The paper introduces the use of conformal arrays for vortex pinning, revealing their superior ratchet effect and multiple reversals, a novel approach compared to traditional uniform or random arrays.

Findings

Conformal arrays produce the strongest ratchet effects among tested structures.

Enhanced ratchet effects are due to the gradient in pinning density allowing vortex funneling.

Multiple ratchet reversals occur as vortex density and ac amplitude vary.

Abstract

A conformal transformation of a uniform triangular pinning array produces a structure called a conformal crystal which preserves the six-fold ordering of the original lattice but contains a gradient in the pinning density.

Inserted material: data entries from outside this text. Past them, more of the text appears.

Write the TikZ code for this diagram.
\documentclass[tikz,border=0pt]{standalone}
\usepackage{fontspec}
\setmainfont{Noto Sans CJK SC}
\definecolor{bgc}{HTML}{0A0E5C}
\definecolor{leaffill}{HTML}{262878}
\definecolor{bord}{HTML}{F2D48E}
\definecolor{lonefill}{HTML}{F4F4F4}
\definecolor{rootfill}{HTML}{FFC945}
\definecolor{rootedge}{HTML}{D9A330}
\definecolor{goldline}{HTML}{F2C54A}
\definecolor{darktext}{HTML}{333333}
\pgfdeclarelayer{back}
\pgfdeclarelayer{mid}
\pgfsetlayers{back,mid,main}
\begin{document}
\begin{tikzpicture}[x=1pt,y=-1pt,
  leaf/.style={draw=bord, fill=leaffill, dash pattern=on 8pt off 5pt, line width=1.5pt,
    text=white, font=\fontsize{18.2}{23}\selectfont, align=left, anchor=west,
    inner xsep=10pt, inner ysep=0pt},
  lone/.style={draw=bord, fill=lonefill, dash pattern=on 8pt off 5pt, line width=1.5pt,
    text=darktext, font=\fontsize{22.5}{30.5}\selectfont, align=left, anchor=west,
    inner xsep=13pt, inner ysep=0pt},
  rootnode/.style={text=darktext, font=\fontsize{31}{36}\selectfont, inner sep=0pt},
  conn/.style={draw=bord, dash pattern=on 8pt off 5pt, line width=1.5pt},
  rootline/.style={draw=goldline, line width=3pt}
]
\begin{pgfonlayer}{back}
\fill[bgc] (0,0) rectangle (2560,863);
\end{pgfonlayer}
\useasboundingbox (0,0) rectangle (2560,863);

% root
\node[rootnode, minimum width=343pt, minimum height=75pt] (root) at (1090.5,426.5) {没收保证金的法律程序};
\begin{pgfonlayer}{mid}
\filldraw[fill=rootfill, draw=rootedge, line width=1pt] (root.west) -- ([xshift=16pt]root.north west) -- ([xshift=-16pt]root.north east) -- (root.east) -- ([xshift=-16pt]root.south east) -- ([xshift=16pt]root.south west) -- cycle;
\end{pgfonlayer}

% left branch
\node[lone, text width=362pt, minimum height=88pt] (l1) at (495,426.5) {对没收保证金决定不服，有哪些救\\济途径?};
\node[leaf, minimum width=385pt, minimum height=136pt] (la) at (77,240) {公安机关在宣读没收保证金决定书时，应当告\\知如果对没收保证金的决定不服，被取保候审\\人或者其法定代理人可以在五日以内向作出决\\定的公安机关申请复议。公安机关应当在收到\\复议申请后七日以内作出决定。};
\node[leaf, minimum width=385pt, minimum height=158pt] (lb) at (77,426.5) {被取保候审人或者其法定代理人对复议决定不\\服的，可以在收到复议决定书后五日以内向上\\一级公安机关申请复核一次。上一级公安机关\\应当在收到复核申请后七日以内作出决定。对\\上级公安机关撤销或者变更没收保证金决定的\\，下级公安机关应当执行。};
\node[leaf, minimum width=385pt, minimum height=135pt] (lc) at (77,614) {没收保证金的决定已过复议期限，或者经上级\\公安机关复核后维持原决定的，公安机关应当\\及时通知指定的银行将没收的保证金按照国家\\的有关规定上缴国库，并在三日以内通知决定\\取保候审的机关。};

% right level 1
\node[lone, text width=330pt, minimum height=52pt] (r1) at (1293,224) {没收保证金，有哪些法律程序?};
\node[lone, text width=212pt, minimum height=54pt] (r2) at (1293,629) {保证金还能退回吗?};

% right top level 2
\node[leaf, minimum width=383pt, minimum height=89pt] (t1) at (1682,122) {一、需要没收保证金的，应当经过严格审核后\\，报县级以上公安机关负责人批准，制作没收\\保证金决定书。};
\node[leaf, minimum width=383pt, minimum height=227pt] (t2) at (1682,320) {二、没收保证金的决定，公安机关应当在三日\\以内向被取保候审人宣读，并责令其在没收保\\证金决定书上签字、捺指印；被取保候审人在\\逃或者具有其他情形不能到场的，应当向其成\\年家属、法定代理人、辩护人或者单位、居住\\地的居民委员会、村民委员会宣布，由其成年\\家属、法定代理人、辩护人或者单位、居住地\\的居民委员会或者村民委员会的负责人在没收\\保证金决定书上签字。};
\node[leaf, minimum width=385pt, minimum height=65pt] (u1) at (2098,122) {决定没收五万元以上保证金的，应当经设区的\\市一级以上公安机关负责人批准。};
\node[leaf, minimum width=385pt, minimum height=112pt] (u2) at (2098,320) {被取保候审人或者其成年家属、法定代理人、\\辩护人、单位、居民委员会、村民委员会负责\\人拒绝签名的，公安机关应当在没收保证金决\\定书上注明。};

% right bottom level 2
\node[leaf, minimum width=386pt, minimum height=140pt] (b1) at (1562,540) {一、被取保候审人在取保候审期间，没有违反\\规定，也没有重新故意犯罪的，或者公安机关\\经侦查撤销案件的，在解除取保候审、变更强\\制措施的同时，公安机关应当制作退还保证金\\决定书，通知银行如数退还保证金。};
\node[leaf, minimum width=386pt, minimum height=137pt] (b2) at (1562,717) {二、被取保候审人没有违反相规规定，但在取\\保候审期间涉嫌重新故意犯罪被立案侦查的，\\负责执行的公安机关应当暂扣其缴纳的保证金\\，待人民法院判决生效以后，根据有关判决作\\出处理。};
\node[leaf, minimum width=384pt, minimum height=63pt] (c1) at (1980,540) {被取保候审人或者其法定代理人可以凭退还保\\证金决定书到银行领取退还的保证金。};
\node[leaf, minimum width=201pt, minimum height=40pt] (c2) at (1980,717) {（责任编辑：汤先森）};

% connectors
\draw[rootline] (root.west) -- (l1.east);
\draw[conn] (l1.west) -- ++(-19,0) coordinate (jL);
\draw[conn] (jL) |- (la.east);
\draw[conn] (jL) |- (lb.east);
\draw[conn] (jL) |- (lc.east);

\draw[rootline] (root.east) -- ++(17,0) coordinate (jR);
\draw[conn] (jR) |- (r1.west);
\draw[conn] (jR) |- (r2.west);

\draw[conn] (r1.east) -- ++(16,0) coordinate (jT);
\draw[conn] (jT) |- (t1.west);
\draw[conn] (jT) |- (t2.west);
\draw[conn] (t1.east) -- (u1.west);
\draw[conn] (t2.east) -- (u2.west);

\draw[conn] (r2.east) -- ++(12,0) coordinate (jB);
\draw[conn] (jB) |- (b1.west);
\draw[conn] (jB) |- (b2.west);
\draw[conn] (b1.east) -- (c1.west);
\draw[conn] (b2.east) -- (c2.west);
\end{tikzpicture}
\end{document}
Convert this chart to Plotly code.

Here we use numerical simulations to show that vortices in type-II superconductors driven with an ac drive over gradient pinning arrays produce the most pronounced ratchet effect over a wide range of parameters for a conformal array, while square gradient or random gradient arrays with equivalent pinning densities give reduced ratchet effects. In the conformal array, the larger spacing of the pinning sites in the direction transverse to the ac drive permits easy funneling of interstitial vortices for one driving direction, producing the enhanced ratchet effect. In the square array, the transverse spacing between pinning sites is uniform, giving no asymmetry in the funneling of the vortices as the driving direction switches, while in the random array, there are numerous easy-flow channels present for either direction of drive. We find multiple ratchet reversals in the conformal arrays as a function of vortex density and ac amplitude, and correlate the features with a reversal in the vortex ordering, which is greater for motion in the ratchet direction. The enhanced conformal pinning ratchet effect can also be realized for colloidal particles moving over a conformal array, indicating the general usefulness of conformal structures for controlling the motion of particles.